Isso implica que a graça suficiente realmente dá ao homem a capacidade de responder sem precisar de um novo influxo especial de graça eficaz. Ou seja, a eficácia da graça depende não de um decreto divino imutável, mas da não resistência da criatura.



6. Consequências para a Predestinação e a Salvação


A visão de Maritain tem grandes implicações para a doutrina da predestinação:

A reprovação negativa (não escolha de alguns para a salvação) não ocorre sem levar em conta as escolhas humanas.

A graça suficiente é verdadeiramente suficiente, e sua eficácia depende da resposta humana.

A universalidade da vontade salvífica de Deus é mais bem preservada.

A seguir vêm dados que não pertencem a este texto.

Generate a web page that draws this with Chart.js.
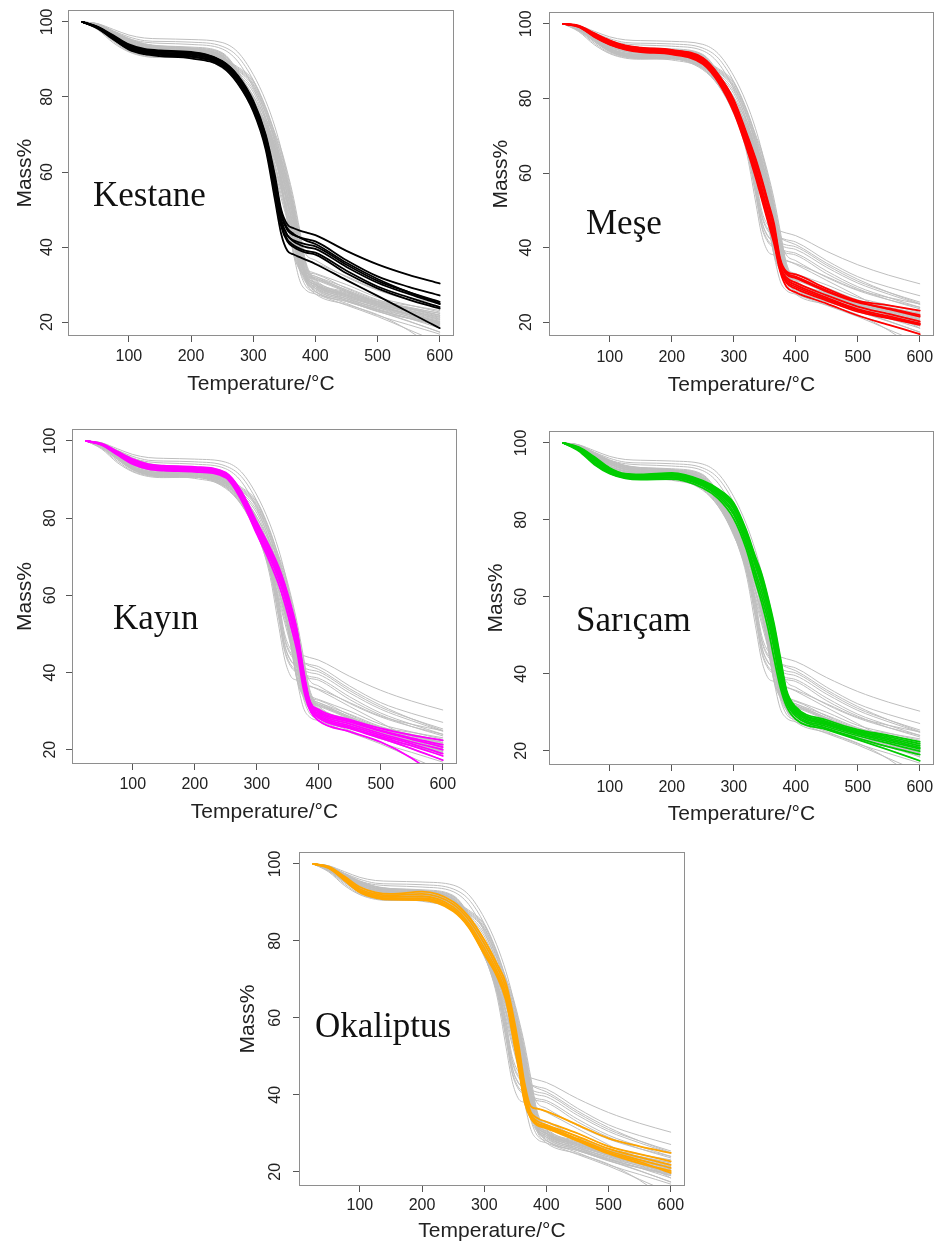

Esse modelo evita tanto o determinismo dos bañezianos quanto o semi-pelagianismo dos molinistas, ao permitir que a liberdade humana exerça um papel real na economia da graça.



7. Conclusão: Um Modelo Mais Equilibrado


Maritain propõe uma solução intermediária entre o determinismo bañeziano e o modelo da ciência média de Molina. Seu esquema:

Mantém a soberania de Deus ao dizer que Ele é a causa do bem.

Preserva a liberdade humana ao reconhecer que o mal surge da própria deficiência da criatura.

Substitui os decretos permissivos infalíveis por uma visão onde Deus prevê, mas não decreta a infalibilidade do pecado.


Essa abordagem metafísica permite explicar a relação entre graça e liberdade sem comprometer a bondade de Deus ou a responsabilidade humana.